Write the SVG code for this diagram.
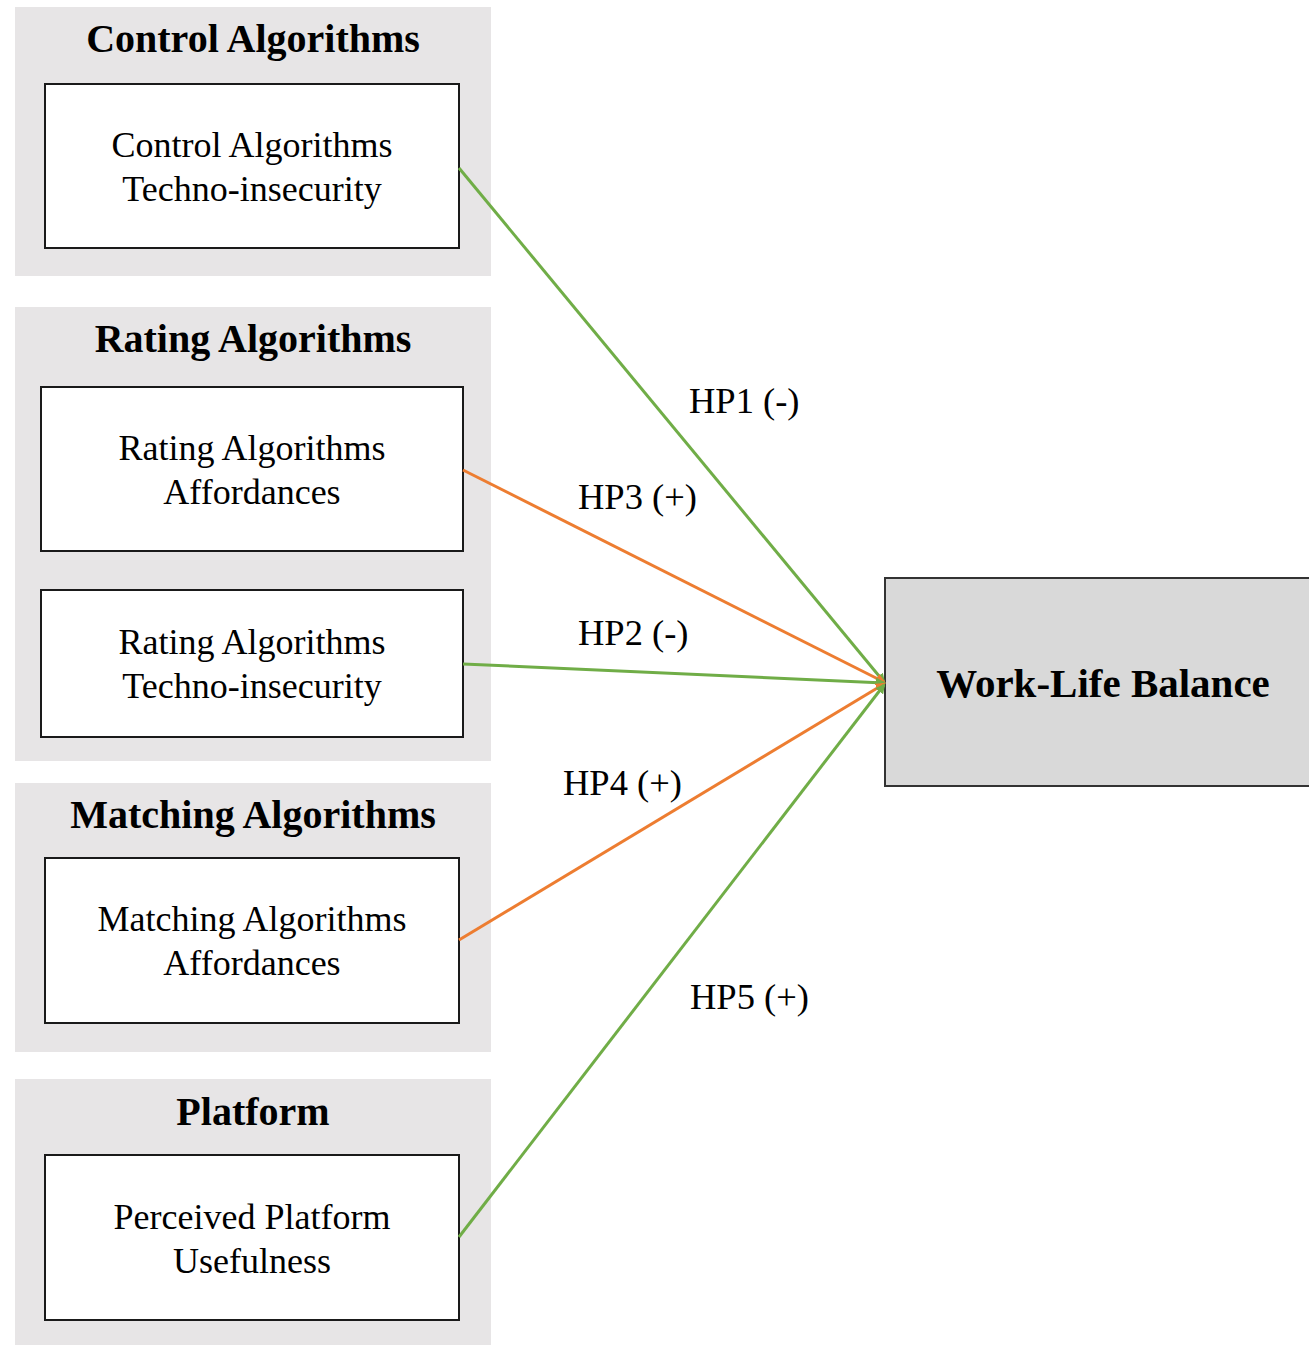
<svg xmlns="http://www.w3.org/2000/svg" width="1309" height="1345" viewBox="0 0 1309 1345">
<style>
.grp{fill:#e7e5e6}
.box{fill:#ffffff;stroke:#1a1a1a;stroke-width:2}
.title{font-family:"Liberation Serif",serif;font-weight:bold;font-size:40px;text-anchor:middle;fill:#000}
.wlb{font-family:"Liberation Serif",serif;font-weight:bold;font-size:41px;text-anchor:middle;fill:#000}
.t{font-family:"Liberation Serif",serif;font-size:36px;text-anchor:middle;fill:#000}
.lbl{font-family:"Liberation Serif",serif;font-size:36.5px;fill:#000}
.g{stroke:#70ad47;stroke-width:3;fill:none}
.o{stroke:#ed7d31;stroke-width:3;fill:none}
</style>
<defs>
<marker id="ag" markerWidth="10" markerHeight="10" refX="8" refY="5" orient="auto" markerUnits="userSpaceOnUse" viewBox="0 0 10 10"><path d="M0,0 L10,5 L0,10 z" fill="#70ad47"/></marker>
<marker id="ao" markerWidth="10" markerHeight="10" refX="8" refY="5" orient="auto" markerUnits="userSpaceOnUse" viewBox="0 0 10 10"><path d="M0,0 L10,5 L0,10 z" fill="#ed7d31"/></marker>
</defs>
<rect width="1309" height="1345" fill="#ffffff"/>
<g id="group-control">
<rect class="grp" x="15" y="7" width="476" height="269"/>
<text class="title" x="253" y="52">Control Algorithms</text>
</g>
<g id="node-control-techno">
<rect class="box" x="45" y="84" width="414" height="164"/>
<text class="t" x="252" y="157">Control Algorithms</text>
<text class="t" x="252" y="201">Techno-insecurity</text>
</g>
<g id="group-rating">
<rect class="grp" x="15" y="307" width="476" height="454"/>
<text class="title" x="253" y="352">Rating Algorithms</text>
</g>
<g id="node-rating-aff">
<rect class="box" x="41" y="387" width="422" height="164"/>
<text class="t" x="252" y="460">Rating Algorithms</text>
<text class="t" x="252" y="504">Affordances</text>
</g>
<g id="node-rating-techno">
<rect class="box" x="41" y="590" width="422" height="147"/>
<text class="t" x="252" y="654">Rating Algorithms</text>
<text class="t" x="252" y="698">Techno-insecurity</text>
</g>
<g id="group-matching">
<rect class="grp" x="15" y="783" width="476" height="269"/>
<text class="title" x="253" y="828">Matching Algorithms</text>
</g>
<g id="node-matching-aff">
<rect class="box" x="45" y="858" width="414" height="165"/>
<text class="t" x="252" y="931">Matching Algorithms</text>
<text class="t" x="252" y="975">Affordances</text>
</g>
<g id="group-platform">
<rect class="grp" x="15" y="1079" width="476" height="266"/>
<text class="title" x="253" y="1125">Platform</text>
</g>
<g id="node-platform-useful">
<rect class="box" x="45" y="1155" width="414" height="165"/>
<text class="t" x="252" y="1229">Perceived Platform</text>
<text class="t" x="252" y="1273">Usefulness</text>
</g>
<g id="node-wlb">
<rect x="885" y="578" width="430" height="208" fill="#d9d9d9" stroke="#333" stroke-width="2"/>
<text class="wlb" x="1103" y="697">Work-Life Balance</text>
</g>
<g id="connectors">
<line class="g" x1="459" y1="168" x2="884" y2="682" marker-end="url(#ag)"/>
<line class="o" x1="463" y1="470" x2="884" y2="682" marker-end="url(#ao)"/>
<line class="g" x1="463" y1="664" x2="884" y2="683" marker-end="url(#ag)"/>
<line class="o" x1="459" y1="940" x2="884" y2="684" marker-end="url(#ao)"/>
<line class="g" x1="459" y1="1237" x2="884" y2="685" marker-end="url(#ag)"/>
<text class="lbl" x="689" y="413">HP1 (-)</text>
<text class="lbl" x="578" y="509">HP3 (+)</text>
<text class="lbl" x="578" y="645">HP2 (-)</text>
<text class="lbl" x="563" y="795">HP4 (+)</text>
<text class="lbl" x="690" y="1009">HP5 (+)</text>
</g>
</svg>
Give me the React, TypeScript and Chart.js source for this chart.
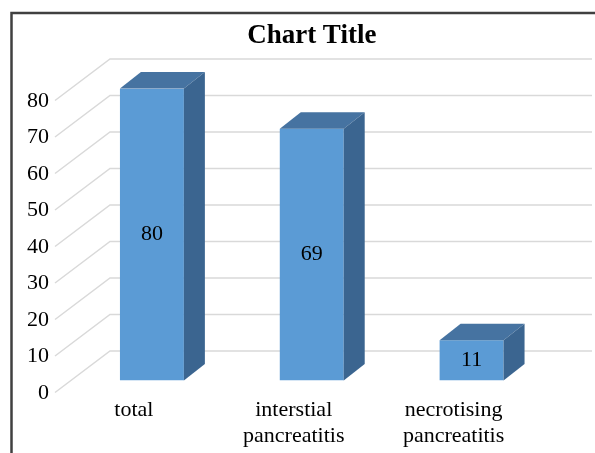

**WHAT TO DO:**
Say how many lines have the string "this" in them, offering no words beyond the number.

**RESPONSE TO THE TASK:**
2